From the records below, print only the part that opens with the line containing "Write the matplotlib code for this chart." and closes with the line containing "DDD', clip_on=False, zorder=3)"; omit the pictures.
## Start DATA ENTRIES
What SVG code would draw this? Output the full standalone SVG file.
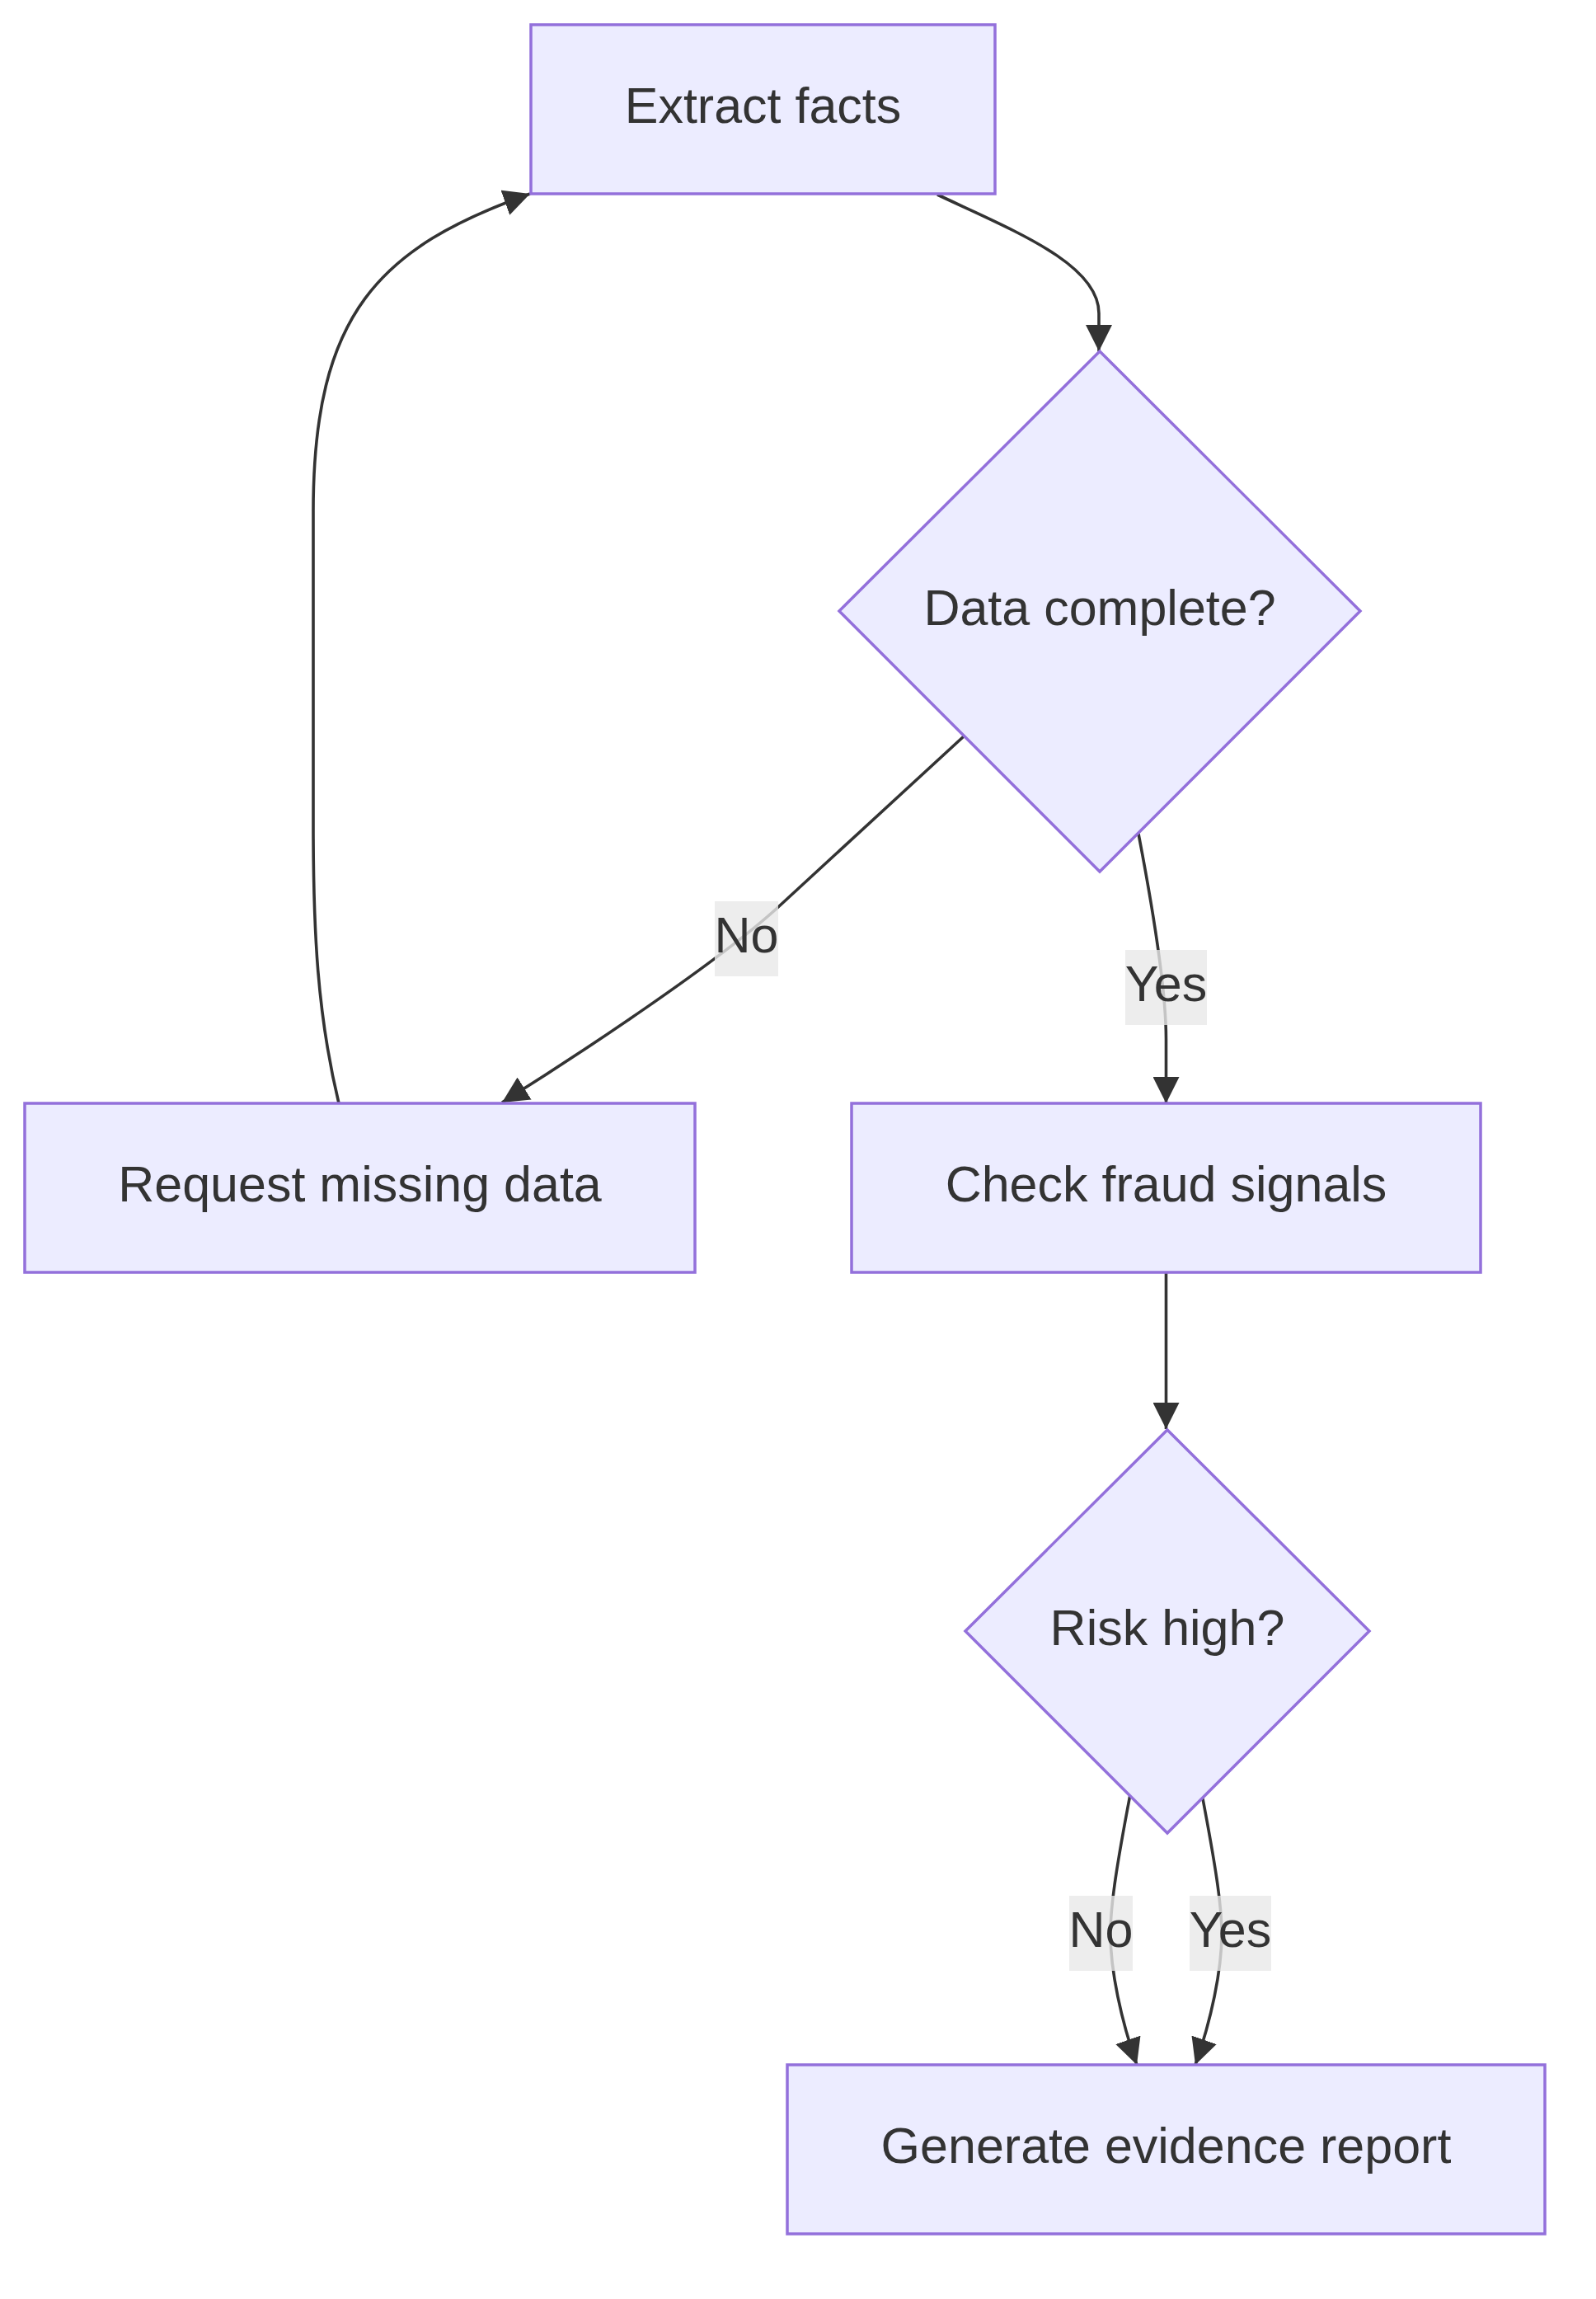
## End DATA ENTRIES
## Start DATA ENTRIES
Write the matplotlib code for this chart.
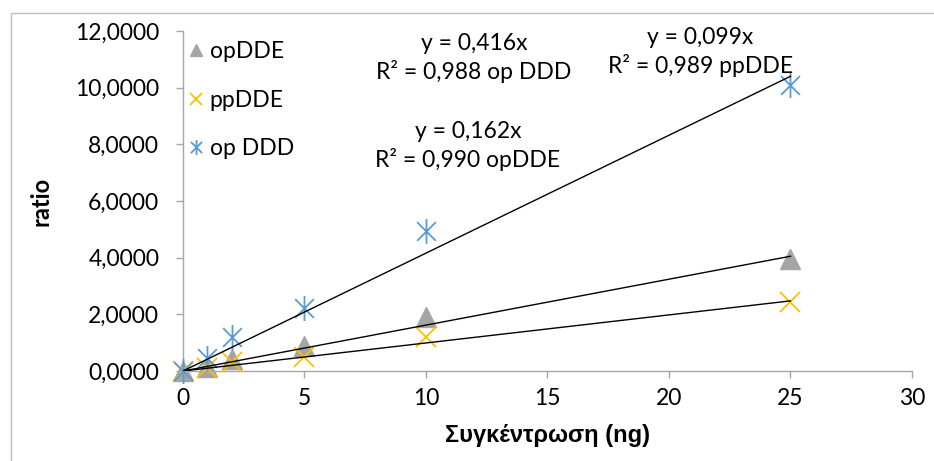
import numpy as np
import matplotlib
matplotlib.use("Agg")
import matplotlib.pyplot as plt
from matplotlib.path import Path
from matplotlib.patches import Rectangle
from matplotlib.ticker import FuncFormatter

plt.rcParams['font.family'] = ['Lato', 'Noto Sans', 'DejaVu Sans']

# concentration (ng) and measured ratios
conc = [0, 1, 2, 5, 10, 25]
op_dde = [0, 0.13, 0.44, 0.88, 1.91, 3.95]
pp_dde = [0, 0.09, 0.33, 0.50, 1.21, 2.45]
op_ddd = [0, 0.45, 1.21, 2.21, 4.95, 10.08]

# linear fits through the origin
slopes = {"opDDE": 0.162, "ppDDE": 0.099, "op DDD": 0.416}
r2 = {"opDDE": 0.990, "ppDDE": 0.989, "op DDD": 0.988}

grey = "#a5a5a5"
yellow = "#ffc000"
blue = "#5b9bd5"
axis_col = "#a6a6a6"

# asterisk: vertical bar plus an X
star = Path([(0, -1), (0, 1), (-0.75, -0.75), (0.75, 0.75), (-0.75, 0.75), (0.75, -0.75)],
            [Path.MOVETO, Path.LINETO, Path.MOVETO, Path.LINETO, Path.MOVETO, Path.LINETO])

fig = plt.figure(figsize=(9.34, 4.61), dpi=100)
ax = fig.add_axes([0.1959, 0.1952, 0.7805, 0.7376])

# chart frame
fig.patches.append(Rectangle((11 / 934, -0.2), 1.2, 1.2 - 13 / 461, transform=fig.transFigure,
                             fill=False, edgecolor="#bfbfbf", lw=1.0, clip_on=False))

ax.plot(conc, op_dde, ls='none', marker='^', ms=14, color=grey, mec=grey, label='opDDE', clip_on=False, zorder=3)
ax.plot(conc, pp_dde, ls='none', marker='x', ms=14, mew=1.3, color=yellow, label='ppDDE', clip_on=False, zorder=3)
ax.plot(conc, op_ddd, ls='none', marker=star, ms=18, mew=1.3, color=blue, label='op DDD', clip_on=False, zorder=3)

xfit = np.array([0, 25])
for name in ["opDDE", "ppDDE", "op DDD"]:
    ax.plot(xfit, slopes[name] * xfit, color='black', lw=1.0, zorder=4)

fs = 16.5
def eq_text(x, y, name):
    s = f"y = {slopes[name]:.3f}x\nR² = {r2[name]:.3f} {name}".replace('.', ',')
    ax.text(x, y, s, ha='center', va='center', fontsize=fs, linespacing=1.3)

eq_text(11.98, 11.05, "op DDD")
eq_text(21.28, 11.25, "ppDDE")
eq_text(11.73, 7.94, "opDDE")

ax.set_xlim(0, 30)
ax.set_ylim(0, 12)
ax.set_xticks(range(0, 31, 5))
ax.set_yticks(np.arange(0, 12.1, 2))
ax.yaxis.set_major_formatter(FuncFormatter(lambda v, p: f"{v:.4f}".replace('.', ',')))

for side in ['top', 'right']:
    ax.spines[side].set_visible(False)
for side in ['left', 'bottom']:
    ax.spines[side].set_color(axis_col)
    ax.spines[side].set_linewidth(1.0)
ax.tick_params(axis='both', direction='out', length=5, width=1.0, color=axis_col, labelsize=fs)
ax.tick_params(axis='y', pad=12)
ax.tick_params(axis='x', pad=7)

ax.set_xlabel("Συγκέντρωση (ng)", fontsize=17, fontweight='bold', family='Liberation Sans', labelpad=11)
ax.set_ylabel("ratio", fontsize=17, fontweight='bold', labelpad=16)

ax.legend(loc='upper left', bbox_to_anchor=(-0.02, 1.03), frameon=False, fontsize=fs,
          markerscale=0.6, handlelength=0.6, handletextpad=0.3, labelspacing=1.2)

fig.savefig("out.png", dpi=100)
## End DATA ENTRIES
## Start DATA ENTRIES
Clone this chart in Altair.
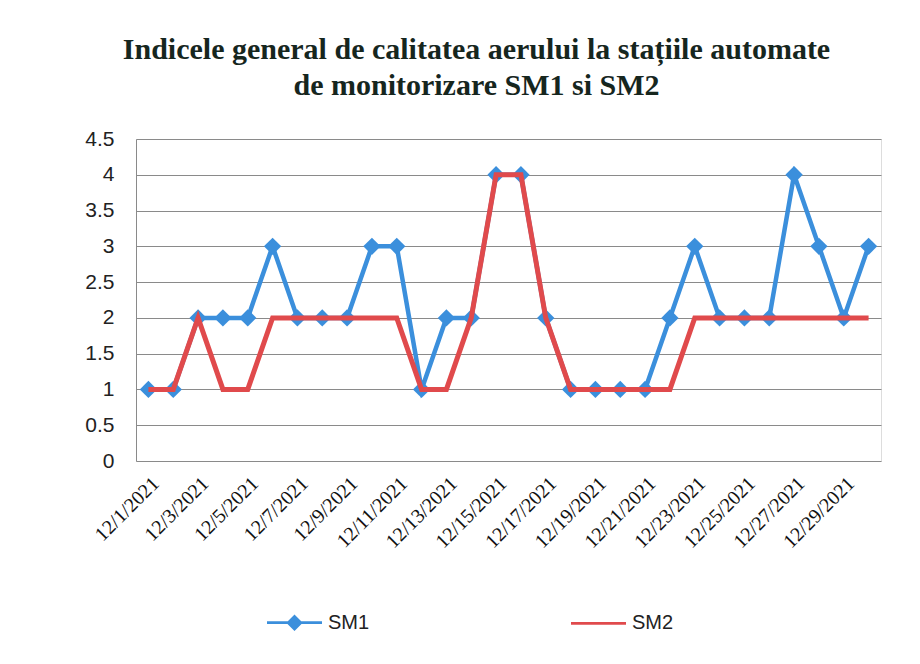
## End DATA ENTRIES
# PROBLEM SOLUTION
Write the matplotlib code for this chart.
import numpy as np
import matplotlib
matplotlib.use("Agg")
import matplotlib.pyplot as plt
from matplotlib.path import Path
from matplotlib.patches import Rectangle
from matplotlib.ticker import FuncFormatter

plt.rcParams['font.family'] = ['Lato', 'Noto Sans', 'DejaVu Sans']

# concentration (ng) and measured ratios
conc = [0, 1, 2, 5, 10, 25]
op_dde = [0, 0.13, 0.44, 0.88, 1.91, 3.95]
pp_dde = [0, 0.09, 0.33, 0.50, 1.21, 2.45]
op_ddd = [0, 0.45, 1.21, 2.21, 4.95, 10.08]

# linear fits through the origin
slopes = {"opDDE": 0.162, "ppDDE": 0.099, "op DDD": 0.416}
r2 = {"opDDE": 0.990, "ppDDE": 0.989, "op DDD": 0.988}

grey = "#a5a5a5"
yellow = "#ffc000"
blue = "#5b9bd5"
axis_col = "#a6a6a6"

# asterisk: vertical bar plus an X
star = Path([(0, -1), (0, 1), (-0.75, -0.75), (0.75, 0.75), (-0.75, 0.75), (0.75, -0.75)],
            [Path.MOVETO, Path.LINETO, Path.MOVETO, Path.LINETO, Path.MOVETO, Path.LINETO])

fig = plt.figure(figsize=(9.34, 4.61), dpi=100)
ax = fig.add_axes([0.1959, 0.1952, 0.7805, 0.7376])

# chart frame
fig.patches.append(Rectangle((11 / 934, -0.2), 1.2, 1.2 - 13 / 461, transform=fig.transFigure,
                             fill=False, edgecolor="#bfbfbf", lw=1.0, clip_on=False))

ax.plot(conc, op_dde, ls='none', marker='^', ms=14, color=grey, mec=grey, label='opDDE', clip_on=False, zorder=3)
ax.plot(conc, pp_dde, ls='none', marker='x', ms=14, mew=1.3, color=yellow, label='ppDDE', clip_on=False, zorder=3)
ax.plot(conc, op_ddd, ls='none', marker=star, ms=18, mew=1.3, color=blue, label='op DDD', clip_on=False, zorder=3)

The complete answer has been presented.